▶ **RECORDED INFORMATION**
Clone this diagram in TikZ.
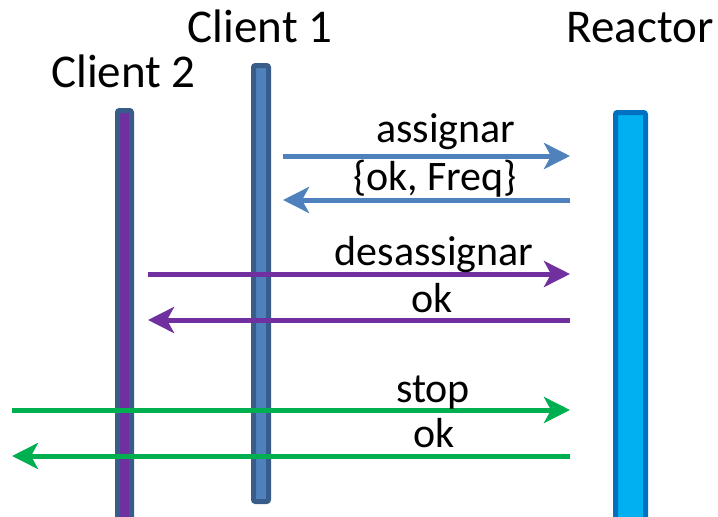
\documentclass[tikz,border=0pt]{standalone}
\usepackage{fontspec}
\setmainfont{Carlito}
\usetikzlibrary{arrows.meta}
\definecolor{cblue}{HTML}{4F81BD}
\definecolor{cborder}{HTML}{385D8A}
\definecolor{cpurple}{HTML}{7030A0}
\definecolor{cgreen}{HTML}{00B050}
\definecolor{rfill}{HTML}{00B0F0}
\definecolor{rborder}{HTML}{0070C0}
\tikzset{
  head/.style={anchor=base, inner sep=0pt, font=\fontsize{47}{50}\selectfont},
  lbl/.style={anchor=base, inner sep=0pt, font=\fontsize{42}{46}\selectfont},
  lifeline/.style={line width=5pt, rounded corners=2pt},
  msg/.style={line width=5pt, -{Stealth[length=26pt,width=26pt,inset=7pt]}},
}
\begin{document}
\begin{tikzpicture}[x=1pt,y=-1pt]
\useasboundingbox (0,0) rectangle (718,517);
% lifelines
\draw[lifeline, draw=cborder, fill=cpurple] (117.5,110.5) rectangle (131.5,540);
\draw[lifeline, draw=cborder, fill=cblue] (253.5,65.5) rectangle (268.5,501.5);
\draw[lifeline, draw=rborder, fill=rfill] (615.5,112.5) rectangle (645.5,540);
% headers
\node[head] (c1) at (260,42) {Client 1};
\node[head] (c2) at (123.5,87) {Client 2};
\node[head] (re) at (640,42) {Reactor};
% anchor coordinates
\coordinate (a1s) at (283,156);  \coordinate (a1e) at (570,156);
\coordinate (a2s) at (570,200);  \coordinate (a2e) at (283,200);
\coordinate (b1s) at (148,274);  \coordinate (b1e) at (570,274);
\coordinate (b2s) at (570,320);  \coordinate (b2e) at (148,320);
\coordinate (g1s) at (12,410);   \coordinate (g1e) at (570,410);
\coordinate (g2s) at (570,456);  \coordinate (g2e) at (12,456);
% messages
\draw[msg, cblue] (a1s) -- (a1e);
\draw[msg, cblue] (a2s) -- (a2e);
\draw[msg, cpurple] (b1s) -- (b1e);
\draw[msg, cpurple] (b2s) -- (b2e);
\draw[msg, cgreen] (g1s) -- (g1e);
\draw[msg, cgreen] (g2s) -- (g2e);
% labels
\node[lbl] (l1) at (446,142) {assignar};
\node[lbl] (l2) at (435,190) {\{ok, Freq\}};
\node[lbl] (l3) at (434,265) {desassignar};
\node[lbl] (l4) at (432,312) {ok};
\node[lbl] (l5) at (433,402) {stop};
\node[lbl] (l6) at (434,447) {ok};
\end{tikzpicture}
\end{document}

▶ **EXERCISE DIRECTIONS**
Write out the full listing verbatim, excluding its pictures.

▶ **COMPLETE ANSWER**
Clone this diagram in TikZ.
\documentclass[tikz,border=0pt]{standalone}
\usepackage{fontspec}
\setmainfont{Carlito}
\usetikzlibrary{arrows.meta}
\definecolor{cblue}{HTML}{4F81BD}
\definecolor{cborder}{HTML}{385D8A}
\definecolor{cpurple}{HTML}{7030A0}
\definecolor{cgreen}{HTML}{00B050}
\definecolor{rfill}{HTML}{00B0F0}
\definecolor{rborder}{HTML}{0070C0}
\tikzset{
  head/.style={anchor=base, inner sep=0pt, font=\fontsize{47}{50}\selectfont},
  lbl/.style={anchor=base, inner sep=0pt, font=\fontsize{42}{46}\selectfont},
  lifeline/.style={line width=5pt, rounded corners=2pt},
  msg/.style={line width=5pt, -{Stealth[length=26pt,width=26pt,inset=7pt]}},
}
\begin{document}
\begin{tikzpicture}[x=1pt,y=-1pt]
\useasboundingbox (0,0) rectangle (718,517);
% lifelines
\draw[lifeline, draw=cborder, fill=cpurple] (117.5,110.5) rectangle (131.5,540);
\draw[lifeline, draw=cborder, fill=cblue] (253.5,65.5) rectangle (268.5,501.5);
\draw[lifeline, draw=rborder, fill=rfill] (615.5,112.5) rectangle (645.5,540);
% headers
\node[head] (c1) at (260,42) {Client 1};
\node[head] (c2) at (123.5,87) {Client 2};
\node[head] (re) at (640,42) {Reactor};
% anchor coordinates
\coordinate (a1s) at (283,156);  \coordinate (a1e) at (570,156);
\coordinate (a2s) at (570,200);  \coordinate (a2e) at (283,200);
\coordinate (b1s) at (148,274);  \coordinate (b1e) at (570,274);
\coordinate (b2s) at (570,320);  \coordinate (b2e) at (148,320);
\coordinate (g1s) at (12,410);   \coordinate (g1e) at (570,410);
\coordinate (g2s) at (570,456);  \coordinate (g2e) at (12,456);
% messages
\draw[msg, cblue] (a1s) -- (a1e);
\draw[msg, cblue] (a2s) -- (a2e);
\draw[msg, cpurple] (b1s) -- (b1e);
\draw[msg, cpurple] (b2s) -- (b2e);
\draw[msg, cgreen] (g1s) -- (g1e);
\draw[msg, cgreen] (g2s) -- (g2e);
% labels
\node[lbl] (l1) at (446,142) {assignar};
\node[lbl] (l2) at (435,190) {\{ok, Freq\}};
\node[lbl] (l3) at (434,265) {desassignar};
\node[lbl] (l4) at (432,312) {ok};
\node[lbl] (l5) at (433,402) {stop};
\node[lbl] (l6) at (434,447) {ok};
\end{tikzpicture}
\end{document}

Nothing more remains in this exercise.